A tech investor’s multi-billion dollar takeover bid of one of Australia’s largest coal-fire energy companies has been flatly rejected by the board.
Australian energy firm AGL confirmed that it had received a preliminary and non-binding offer to acquire all the shares in AGL at $7.5 (US$5.38) per share from investment firm Brookfield and tech billionaire Mike Cannon-Brookes— who has pledged over $500 million (US$360 million) in personal funds to fight climate change.
In response, AGL Energy’s board issued a media release on Feb. 21 saying that the takeover bid undervalued the company on the basis of a change of control in AGL and was not in the best interest of its shareholders.
“The proposal does not offer an adequate premium for a change of control and is not in the best interests of AGL Energy shareholders,” AGL Energy Chairman Peter Botten said.
However, Cannon-Brookes, the co-founder and co-CEO of software company Atlassian, and Brookfield were not willing to give up yet.
“There’s always a back and forth in these things,” Cannon-Brookes told ABC Radio in Sydney.
“We'll continue to work with them (AGL) and continue to talk with shareholders about why we believe our path for the company is a better one.”
The bid represented a 4.7 per cent premium to AGL’s closing share price of $7.16 (US$5.13) on Feb.18. At that point in time, the company had a market value of around $5 billion (US$3.59 billion).
The AGL’s board emphasised that it would proceed with the original plan to break down the current company into energy retailer AGL Australia and electricity generator Accel Energy by June 30.
“Under the unsolicited proposal, the board believes AGL Energy shareholders would be forgoing the opportunity to realise potential future value via AGL Energy’s proposed demerger as both proposed organisations pursue decisive actions on decarbonisation,” Botton said in a statement.
Both AGL Australia and Accel Energy have received their carbon emissions reductions targets; however, the two entities are not likely to be able to achieve them in more than ten years.

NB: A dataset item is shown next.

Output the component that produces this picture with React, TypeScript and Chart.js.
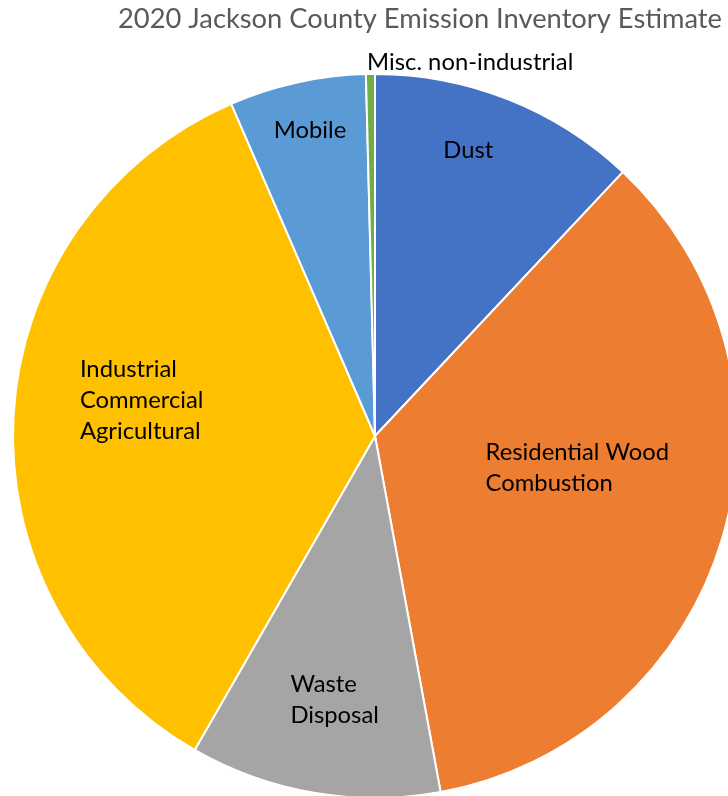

AGL Australia is anticipated to reduce its carbon emissions by 50 percent in 2030, while Accel Energy’s deadline to slash 55-60 percent of its emissions is 2034.
In addition, Accel Energy will have to shut down the Loy Yang A power station in Victoria three years ahead of the previous deadline of 2048 and bring forward the closure of the Bayswater power station in the NSW Hunter region to 2033, from 2035 previously.
The move by Accel Energy to close the two coal-fired power stations ahead of time is in line with the accelerated trend of energy transition in the sector to catch up with policymakers and regulators.
Nevertheless, Cannon-Brookes disagreed with AGL on the demerger.
He told the ABC that he did not believe it was wise to demerge the energy company and that the consortium led by Brookfield could decarbonise AGL’s business much faster.
“The company does not have the capital to fund that transition,” Cannon-Brookes said.
“And as a public company, it can’t do it as fast as we could do it as a private company, and that spread creates reliability and stability.”
Cannon-Brookes said the prospect of AGL’s demerger plan was not favourable for the climate, the Australian economy, and the company’s customers and shareholders.
“It’s the largest emitter in Australia, but it also has a huge potential opportunity to be a big part of decarbonisation,” he said.
“It’s not just the purchase of the company itself. It’s the extra $20 billion in the capital the consortium wants to bring in to fund AGL’s transition.”
The takeover offer came more than ten days after the release of AGL’s first-half results for the 2021/22 financial year.
The energy company reported achieving a first-half net profit of $555 million after suffering a net loss of $2.06 billion (US$1.48 billion) in 2021 due to long-term off-take agreements between AGL and wind farm developers over a decade ago.